Material provided
* START *

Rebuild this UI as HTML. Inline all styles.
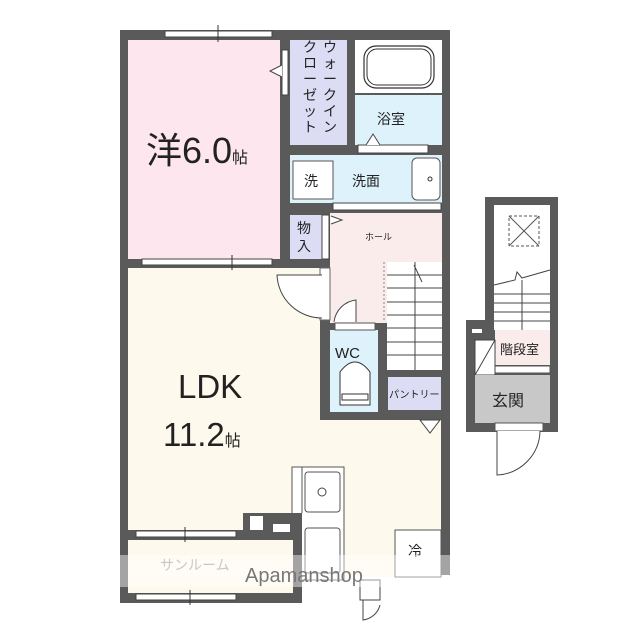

* END *
* START *

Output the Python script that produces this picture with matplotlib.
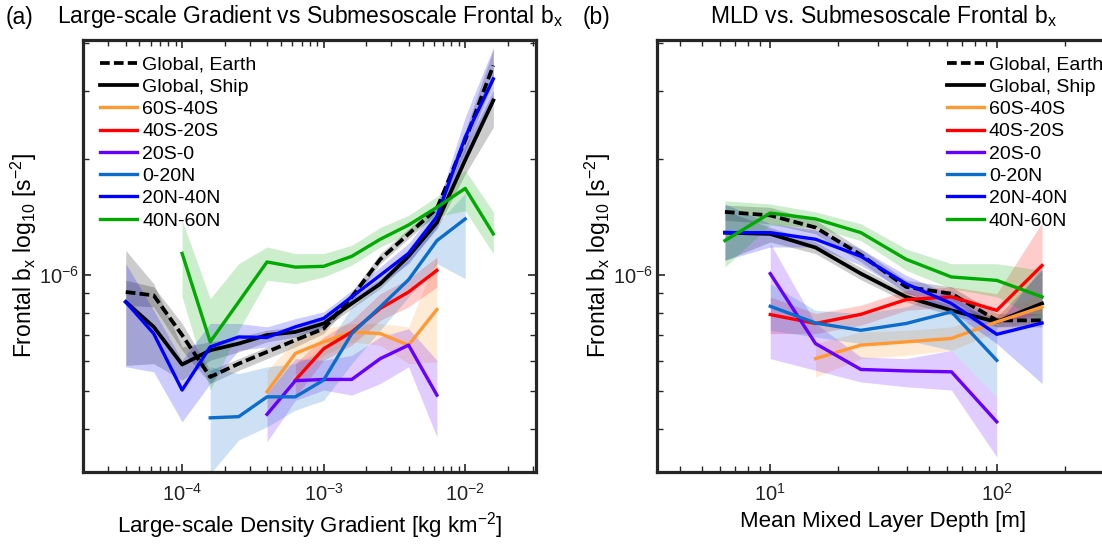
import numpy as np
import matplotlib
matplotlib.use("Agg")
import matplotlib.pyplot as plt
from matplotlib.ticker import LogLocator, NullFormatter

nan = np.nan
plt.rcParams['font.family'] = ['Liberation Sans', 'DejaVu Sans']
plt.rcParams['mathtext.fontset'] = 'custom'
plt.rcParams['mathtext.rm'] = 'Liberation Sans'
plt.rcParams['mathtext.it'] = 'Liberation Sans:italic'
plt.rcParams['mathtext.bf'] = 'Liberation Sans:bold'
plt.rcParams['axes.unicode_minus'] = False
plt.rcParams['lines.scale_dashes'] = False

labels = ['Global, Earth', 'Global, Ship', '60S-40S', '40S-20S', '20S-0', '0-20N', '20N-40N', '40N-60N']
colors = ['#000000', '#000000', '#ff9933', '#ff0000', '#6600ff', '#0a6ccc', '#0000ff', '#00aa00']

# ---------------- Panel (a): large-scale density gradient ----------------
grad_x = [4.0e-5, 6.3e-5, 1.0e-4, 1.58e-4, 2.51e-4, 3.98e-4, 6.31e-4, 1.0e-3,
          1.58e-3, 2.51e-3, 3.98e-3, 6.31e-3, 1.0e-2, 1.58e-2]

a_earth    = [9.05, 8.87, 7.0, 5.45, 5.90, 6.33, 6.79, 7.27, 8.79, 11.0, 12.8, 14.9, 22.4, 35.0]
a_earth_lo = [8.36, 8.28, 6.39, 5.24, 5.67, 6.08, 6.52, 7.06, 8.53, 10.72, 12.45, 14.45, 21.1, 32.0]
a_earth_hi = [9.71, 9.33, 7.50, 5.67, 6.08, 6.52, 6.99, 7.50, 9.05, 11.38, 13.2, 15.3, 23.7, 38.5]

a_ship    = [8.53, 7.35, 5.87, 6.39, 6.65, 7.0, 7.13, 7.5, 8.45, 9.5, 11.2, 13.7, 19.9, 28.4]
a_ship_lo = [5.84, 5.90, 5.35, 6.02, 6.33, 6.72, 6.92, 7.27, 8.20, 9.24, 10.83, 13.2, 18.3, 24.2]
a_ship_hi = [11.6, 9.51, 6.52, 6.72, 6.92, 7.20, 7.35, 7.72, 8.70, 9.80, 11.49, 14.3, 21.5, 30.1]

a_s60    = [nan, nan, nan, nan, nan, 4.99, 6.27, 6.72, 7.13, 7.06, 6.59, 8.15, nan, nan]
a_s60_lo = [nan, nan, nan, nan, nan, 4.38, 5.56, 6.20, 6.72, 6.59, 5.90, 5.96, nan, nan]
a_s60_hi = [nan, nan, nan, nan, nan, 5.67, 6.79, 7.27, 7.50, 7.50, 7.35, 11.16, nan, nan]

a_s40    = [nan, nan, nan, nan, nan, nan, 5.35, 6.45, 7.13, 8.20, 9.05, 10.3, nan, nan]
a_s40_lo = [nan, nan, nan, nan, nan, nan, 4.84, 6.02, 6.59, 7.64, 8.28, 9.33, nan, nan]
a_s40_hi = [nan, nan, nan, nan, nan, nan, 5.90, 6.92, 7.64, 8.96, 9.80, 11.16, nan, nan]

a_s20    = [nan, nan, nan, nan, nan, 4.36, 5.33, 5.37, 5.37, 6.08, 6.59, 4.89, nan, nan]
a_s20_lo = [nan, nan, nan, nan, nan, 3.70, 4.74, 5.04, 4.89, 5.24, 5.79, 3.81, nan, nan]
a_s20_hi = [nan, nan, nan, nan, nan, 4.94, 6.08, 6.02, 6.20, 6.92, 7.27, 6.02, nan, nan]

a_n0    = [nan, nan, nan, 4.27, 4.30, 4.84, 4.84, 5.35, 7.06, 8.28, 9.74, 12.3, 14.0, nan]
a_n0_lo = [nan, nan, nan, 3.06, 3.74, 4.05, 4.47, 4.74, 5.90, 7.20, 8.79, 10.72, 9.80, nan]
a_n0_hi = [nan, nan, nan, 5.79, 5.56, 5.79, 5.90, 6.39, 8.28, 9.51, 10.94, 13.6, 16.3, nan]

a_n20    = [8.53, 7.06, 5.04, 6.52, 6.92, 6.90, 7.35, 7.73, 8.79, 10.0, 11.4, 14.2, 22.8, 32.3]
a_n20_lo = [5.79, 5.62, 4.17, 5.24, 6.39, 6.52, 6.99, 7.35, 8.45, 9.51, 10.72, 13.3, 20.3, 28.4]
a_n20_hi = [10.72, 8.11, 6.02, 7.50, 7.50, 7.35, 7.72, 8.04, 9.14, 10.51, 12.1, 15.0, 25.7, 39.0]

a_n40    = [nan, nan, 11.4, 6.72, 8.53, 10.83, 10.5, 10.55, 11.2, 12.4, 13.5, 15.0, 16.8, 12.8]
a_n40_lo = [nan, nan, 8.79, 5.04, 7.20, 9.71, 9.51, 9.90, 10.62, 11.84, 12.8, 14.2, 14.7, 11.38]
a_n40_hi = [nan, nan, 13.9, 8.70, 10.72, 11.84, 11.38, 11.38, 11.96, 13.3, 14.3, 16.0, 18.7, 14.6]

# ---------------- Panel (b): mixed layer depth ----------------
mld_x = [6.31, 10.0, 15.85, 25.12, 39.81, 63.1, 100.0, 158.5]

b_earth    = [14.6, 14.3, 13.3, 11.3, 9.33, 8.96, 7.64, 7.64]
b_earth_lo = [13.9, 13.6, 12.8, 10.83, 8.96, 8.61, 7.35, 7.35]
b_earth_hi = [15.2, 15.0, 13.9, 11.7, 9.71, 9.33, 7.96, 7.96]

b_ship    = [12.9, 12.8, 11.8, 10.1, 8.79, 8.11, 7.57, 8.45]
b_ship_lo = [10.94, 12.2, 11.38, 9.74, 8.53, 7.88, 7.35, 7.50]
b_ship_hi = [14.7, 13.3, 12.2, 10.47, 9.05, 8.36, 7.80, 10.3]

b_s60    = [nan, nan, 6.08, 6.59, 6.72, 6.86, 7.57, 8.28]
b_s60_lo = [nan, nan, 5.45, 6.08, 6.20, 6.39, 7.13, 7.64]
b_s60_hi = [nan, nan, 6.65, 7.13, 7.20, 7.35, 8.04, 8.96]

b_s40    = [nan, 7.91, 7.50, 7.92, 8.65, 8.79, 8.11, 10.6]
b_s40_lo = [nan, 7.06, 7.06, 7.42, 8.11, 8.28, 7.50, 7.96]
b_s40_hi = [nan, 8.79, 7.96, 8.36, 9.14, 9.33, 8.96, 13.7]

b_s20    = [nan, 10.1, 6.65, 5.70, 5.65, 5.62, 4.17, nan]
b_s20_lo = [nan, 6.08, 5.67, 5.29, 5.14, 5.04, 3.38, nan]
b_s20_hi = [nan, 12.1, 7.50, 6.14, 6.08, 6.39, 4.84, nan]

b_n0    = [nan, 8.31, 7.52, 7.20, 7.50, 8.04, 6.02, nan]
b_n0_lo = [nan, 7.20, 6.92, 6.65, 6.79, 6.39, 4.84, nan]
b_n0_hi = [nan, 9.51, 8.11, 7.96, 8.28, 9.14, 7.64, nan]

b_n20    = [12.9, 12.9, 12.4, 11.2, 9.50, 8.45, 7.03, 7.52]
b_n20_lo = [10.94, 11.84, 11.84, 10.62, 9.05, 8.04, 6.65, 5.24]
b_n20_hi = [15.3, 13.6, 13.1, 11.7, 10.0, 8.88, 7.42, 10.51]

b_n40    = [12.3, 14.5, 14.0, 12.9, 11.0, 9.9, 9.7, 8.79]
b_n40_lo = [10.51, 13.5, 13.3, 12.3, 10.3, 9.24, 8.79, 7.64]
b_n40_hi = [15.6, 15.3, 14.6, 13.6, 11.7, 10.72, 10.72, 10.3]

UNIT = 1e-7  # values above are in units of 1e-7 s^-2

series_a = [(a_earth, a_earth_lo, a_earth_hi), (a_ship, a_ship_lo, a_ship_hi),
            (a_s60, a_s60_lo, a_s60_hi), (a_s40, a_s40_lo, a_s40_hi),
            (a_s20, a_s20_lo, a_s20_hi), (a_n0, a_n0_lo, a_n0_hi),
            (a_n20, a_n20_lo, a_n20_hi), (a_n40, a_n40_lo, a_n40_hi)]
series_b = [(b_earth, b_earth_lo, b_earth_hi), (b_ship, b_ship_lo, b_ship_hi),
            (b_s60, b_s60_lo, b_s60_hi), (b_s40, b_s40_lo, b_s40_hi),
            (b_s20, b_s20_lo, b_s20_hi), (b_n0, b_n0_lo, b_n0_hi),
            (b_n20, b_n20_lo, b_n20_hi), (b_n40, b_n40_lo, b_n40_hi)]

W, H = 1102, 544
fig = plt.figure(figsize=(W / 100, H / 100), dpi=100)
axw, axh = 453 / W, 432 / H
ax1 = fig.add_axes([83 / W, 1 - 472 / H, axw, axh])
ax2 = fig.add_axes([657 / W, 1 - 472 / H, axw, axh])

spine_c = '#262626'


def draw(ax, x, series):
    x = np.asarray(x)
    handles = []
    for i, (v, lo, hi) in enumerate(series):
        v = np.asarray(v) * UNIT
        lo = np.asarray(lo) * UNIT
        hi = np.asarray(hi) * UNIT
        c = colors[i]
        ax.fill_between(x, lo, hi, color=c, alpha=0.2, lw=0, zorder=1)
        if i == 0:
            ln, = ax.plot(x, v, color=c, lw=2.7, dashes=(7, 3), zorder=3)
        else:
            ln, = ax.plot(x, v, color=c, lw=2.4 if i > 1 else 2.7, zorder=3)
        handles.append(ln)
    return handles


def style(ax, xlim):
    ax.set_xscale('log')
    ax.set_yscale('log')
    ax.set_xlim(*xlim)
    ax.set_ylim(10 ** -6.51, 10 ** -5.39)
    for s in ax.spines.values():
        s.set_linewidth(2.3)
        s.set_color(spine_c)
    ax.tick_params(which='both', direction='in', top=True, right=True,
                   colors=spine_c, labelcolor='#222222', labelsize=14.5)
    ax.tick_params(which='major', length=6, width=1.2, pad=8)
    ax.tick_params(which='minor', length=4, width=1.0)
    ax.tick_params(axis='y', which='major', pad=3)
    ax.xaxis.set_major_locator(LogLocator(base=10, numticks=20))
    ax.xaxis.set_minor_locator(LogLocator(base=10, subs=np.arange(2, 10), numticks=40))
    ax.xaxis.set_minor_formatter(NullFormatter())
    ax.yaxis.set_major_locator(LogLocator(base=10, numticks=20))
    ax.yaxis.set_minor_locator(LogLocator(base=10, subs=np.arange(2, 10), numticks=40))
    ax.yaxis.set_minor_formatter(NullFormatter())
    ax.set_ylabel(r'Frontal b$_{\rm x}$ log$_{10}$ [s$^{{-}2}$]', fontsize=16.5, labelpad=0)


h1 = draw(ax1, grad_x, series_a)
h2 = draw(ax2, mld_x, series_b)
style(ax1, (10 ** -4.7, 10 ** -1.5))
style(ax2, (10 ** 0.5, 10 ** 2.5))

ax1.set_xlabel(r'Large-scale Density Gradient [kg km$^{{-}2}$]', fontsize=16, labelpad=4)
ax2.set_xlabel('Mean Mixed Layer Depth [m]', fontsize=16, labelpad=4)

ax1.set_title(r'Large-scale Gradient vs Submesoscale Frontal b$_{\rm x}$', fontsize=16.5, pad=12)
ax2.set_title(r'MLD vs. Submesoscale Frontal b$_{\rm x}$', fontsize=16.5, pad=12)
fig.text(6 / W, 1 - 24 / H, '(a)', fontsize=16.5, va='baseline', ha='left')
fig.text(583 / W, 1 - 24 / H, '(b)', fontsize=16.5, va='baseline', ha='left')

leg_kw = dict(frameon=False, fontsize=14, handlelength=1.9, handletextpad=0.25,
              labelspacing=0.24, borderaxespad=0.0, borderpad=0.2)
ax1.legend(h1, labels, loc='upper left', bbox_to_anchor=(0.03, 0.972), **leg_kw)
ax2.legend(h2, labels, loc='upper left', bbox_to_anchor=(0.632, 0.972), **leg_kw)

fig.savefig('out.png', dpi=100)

* END *

Exercise requirements
Exclude any pictures, and restate word for word the lines from the one containing "Output the Python" through the one containing "plt.rcParams['lines.scale_dashes'] = False", both included.

Finished task
Output the Python script that produces this picture with matplotlib.
import numpy as np
import matplotlib
matplotlib.use("Agg")
import matplotlib.pyplot as plt
from matplotlib.ticker import LogLocator, NullFormatter

nan = np.nan
plt.rcParams['font.family'] = ['Liberation Sans', 'DejaVu Sans']
plt.rcParams['mathtext.fontset'] = 'custom'
plt.rcParams['mathtext.rm'] = 'Liberation Sans'
plt.rcParams['mathtext.it'] = 'Liberation Sans:italic'
plt.rcParams['mathtext.bf'] = 'Liberation Sans:bold'
plt.rcParams['axes.unicode_minus'] = False
plt.rcParams['lines.scale_dashes'] = False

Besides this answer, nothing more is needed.